Monday, July 5, 2022
I am, on occasion, asked why I write plays (instead of say, movies or television shows, which I am certainly open to doing), and specifically why I write about the things I do: ghosts and monsters and robots and deities, outcasts and rejects and dreamers and losers, aging heavy metal fans and foul-mouthed parrots and people who fall in love with each other while playing Dungeons and Dragons.
My answers, as if somehow channeled directly from the sweet, damaged dreamers that so often end up with featured roles in my stories, are as lofty and noble as they are foolish and over0reaching and ultimately unachievable.

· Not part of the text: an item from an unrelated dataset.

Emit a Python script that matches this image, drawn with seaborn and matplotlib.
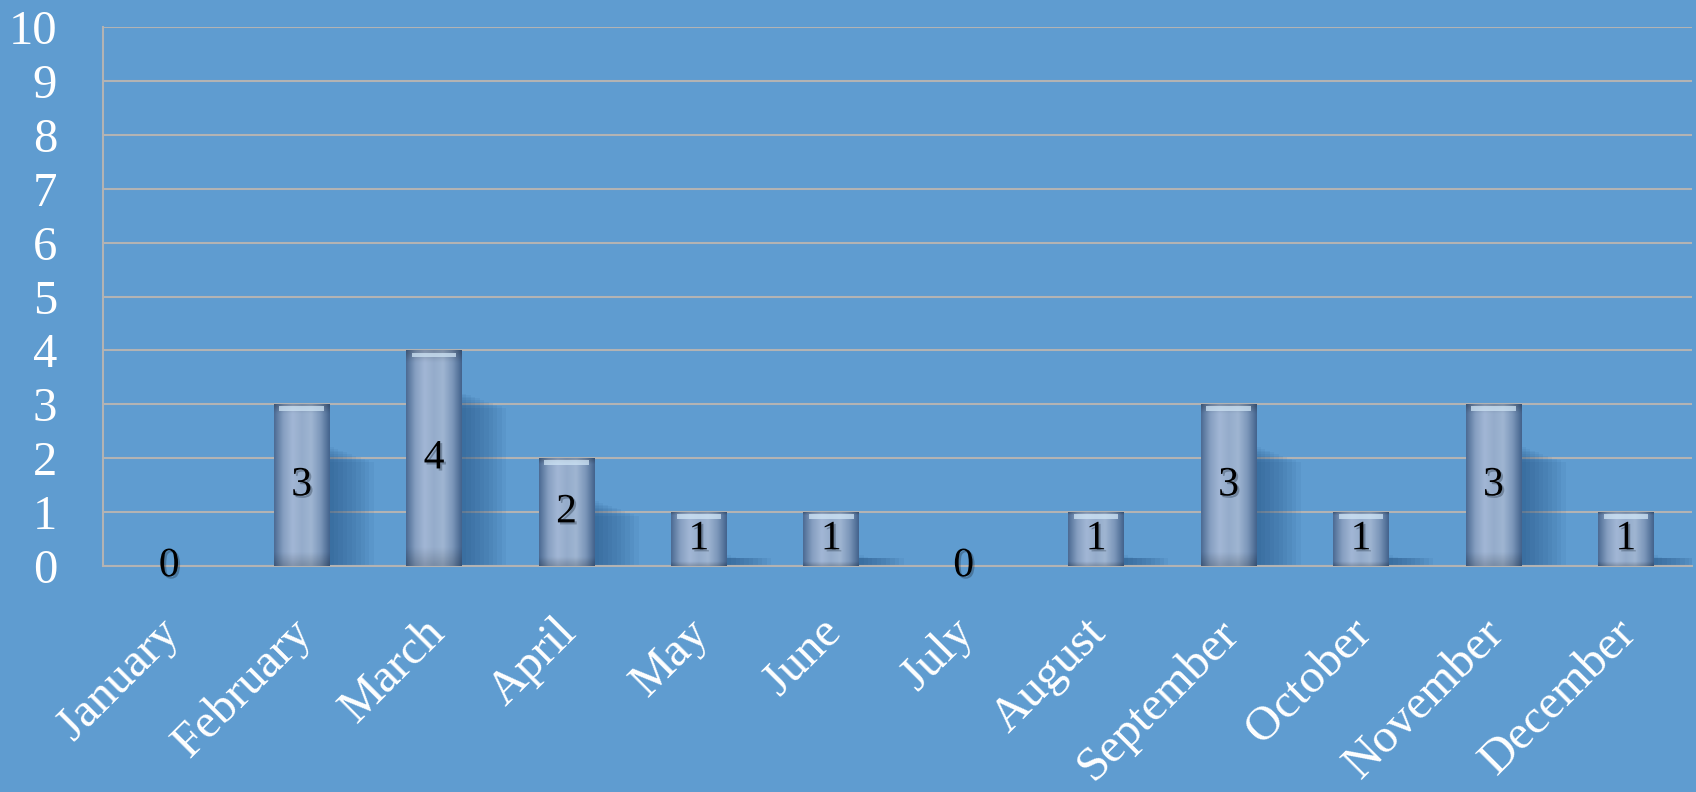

I write plays, — stories created specifically for live theatrical presentation — because theater is intimate and dangerous, because it’s one of those wildly beautiful artforms where you are in a room breathing the same air as the people who are making the art for you (a much scarier commitment these days than perhaps in the past). I write plays because I believe they have a unique power to calm people and soothe people and delight people and scare people. I want to rattle people so hard, or make them laugh so deeply, that they need a chiropractor in the morning. I also want to pass them a couple of ibuprofen and a diagram of stretches they might want to try before going to sleep that night. Basically, I want them to leave the theater a slightly but detectably different person than when they entered and took their seat.
Plays can do that, in a way I genuinely respect and enjoy.
As for why I write plays about the curiously offbeat characters I do, my answer is simple. I love them.
If there is a better reason to write about anything, or to write at all, I’d like to know.